Doctors say local Covid-19 data is needed quickly to target outbreaks

The Canary

Giving local authorities accurate and up-to-date data on spikes in coronavirus (Covid-19) cases could help save lives, leading doctors have said.

The British Medical Association (BMA) implored the government to ensure that local leaders were given timely information about cases in their area to help contain the spread of the virus.

It comes after ministers faced criticism for the handling of the surge of cases in Leicester.

The BMA urged the government to share “timely, comprehensive and reliable” information to all those involved in the management of new cases at a local level.

It also called for clarity about how regional spikes will be managed in the future.

Dr Chaand Nagpaul, chairman of the BMA Council, said: “The prime minister has talked about a ‘whack a mole’ strategy to tackle local outbreaks, but this is no use if the people leading the response on the ground – be they public health teams or local leaders – are not given the most accurate up-to-date data possible.

“This is crucial to allow swift action and to protect lives and the health service, and something that is not happening right now.

Coronavirus – Tue Jun 30, 2020
A Covid-19 testing centre set up at Highfields Community Centre in Leicester (PA)

“This is all the more important given that the ‘world leading’ test and trace app is not in place, meaning local leaders and teams armed with up-to-date information will be vital in containing spread of outbreaks.”

Ahead of further lockdown restrictions being eased at the weekend, the BMA made a series of demands from the government.

These include the use of set “metric trigger points” at which action will be taken to reintroduce local and national restrictions, which would take into consideration the regional reproductive rate – known as the R rate – as well as the level of infections in communities.

It also stressed the importance of clear public health messaging that social distancing and infection control procedures should be adhered to.

Meanwhile, leading health academic Professor Chris Ham urged the government to give local leaders control over NHS Test and Trace.

In an opinion piece published in the British Medical Journal, Ham wrote: “A crisis on the scale of the Covid-19 pandemic requires a national response. But in a country as large and diverse as the United Kingdom, where the impact of the virus varies between areas, a national response is insufficient.

“Local leadership is also essential, drawing on the expertise of devolved governments in Northern Ireland, Scotland and Wales, local authorities, NHS bodies, and many other public sector agencies.

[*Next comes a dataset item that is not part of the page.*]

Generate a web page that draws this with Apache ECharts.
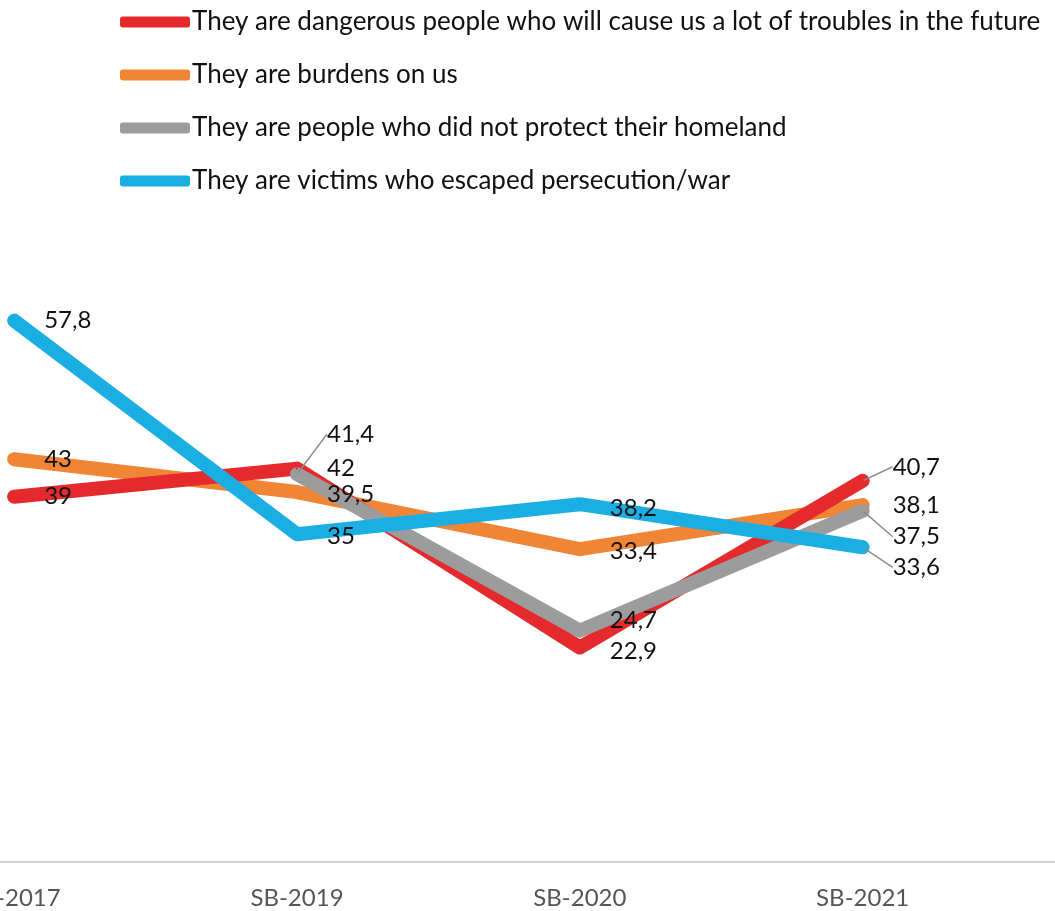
<!DOCTYPE html>
<html>
<head>
<meta charset="utf-8">
<script src="https://cdn.jsdelivr.net/npm/echarts@6/dist/echarts.min.js"></script>
<style>
  html, body { margin: 0; padding: 0; background: #fff; }
  #chart { width: 1055px; height: 911px; }
</style>
</head>
<body>
<div id="chart"></div>
<script>
// data
const categories = ['SB-2017', 'SB-2019', 'SB-2020', 'SB-2021']
const seriesNames = [
  'They are dangerous people who will cause us a lot of troubles in the future',
  'They are burdens on us',
  'They are people who did not protect their homeland',
  'They are victims who escaped persecution/war',
]
const dangerous = [39, 42, 22.9, 40.7]
const burdens = [43, 39.5, 33.4, 38.1]
const notProtect = [null, 41.4, 24.7, 37.5]
const victims = [57.8, 35, 38.2, 33.6]

const colors = ['#e52a2d', '#ef8535', '#9c9c9c', '#1aaee2']
const fontFamily = 'Lato, "Open Sans", sans-serif'

// label nudges (style only), [series][point] -> [dx, dy, leaderLine]
const nudges = [
  [[0, 0], [0, 0], [0, 4], [0, -14, true]],
  [[0, 0], [0, 2], [0, 2], [0, 0]],
  [[0, 0], [0, -40, true], [0, -10], [0, 26, true]],
  [[0, 0], [0, 2], [0, 4], [0, 20, true]],
]

const chart = echarts.init(document.getElementById('chart'))

const makeSeries = (arr, s) => ({
  type: 'line',
  name: seriesNames[s],
  data: arr.map((v, i) => ({
    value: [i, v == null ? '-' : v],
    labelLine: { show: !!(nudges[s][i] && nudges[s][i][2]) },
  })),
  symbol: 'circle',
  symbolSize: 2,
  lineStyle: { width: 14, color: colors[s], cap: 'round', join: 'round' },
  itemStyle: { color: colors[s] },
  label: {
    show: true,
    position: 'right',
    distance: 29,
    color: '#111',
    fontFamily: fontFamily,
    fontSize: 24,
    formatter: (p) => String(p.value[1]).replace('.', ','),
  },
  labelLine: { show: false, lineStyle: { color: '#8c8c8c', width: 1.5 } },
  labelLayout: (p) => {
    const n = nudges[s][p.dataIndex] || [0, 0]
    return { dx: n[0], dy: n[1] }
  },
  emphasis: { disabled: true },
})

const allData = [dangerous, burdens, notProtect, victims]
// drawing order: orange, red, gray, blue (later on top)
const series = [1, 0, 2, 3].map((s) => makeSeries(allData[s], s))

chart.setOption({
  animation: false,
  legend: {
    orient: 'vertical',
    left: 120,
    top: 9,
    padding: 0,
    itemWidth: 70,
    itemHeight: 11,
    itemGap: 27,
    icon: 'roundRect',
    textStyle: { color: '#111', fontSize: 26, fontFamily: fontFamily, padding: [0, 0, 0, -3] },
    data: seriesNames,
  },
  grid: { left: 0, right: 0, top: 300, bottom: 49, outerBoundsMode: 'none', containLabel: false },
  xAxis: {
    type: 'value',
    min: -0.05,
    max: 3.68,
    splitLine: { show: false },
    axisTick: { show: false },
    axisLine: { show: true, lineStyle: { color: '#d0d0d0', width: 2 } },
    axisLabel: {
      margin: 24,
      color: '#555',
      fontFamily: fontFamily,
      fontSize: 24,
      hideOverlap: false,
      showMinLabel: true,
      customValues: [0, 1, 2, 3],
      formatter: (v) => categories[Math.round(v)] || '',
    },
  },
  yAxis: {
    type: 'value',
    min: 0,
    max: 60,
    show: false,
  },
  series: series,
})
</script>
</body>
</html>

“A major weakness in the government’s handling of the crisis has been its failure to recognise and value local expertise.”

He said that the people who have been in contact with those confirmed to have the virus have been contacted by regional teams of Public Health England and local health protection teams.

This raises “serious questions about the value for money” of the national telephone-based service, he said.

“In the case of contact tracing, most of the work is now being done by regional teams in Public Health England and local health protection teams led by directors of public health employed by local authorities,” Ham wrote.

“Recent statistics show that in its first three weeks of operation, NHS Test and Trace reached around 113,925 people who were in contact with those who tested positive, of whom around 90 per cent were traced by Public Health England and local health protection teams.

“The remainder—amounting to just 12,247 people—were reached by the national telephone-based service run by Serco and Sitel, which employs around 25,000 staff. This raises serious questions about value for money in the use of public resources in a contract reported to be worth up to £108 million.

“In my view, bringing these staff under the control of local authorities is overdue.”

Ham, former chief executive of the King’s Fund health thinktank, concluded: “Local leaders, including devolved governments and elected mayors, are much better placed than the Westminster government to engage their communities in limiting and responding to future outbreaks.

“To do so effectively, these leaders must be given control of test and trace to rectify the flaws in the government’s ill judged design.”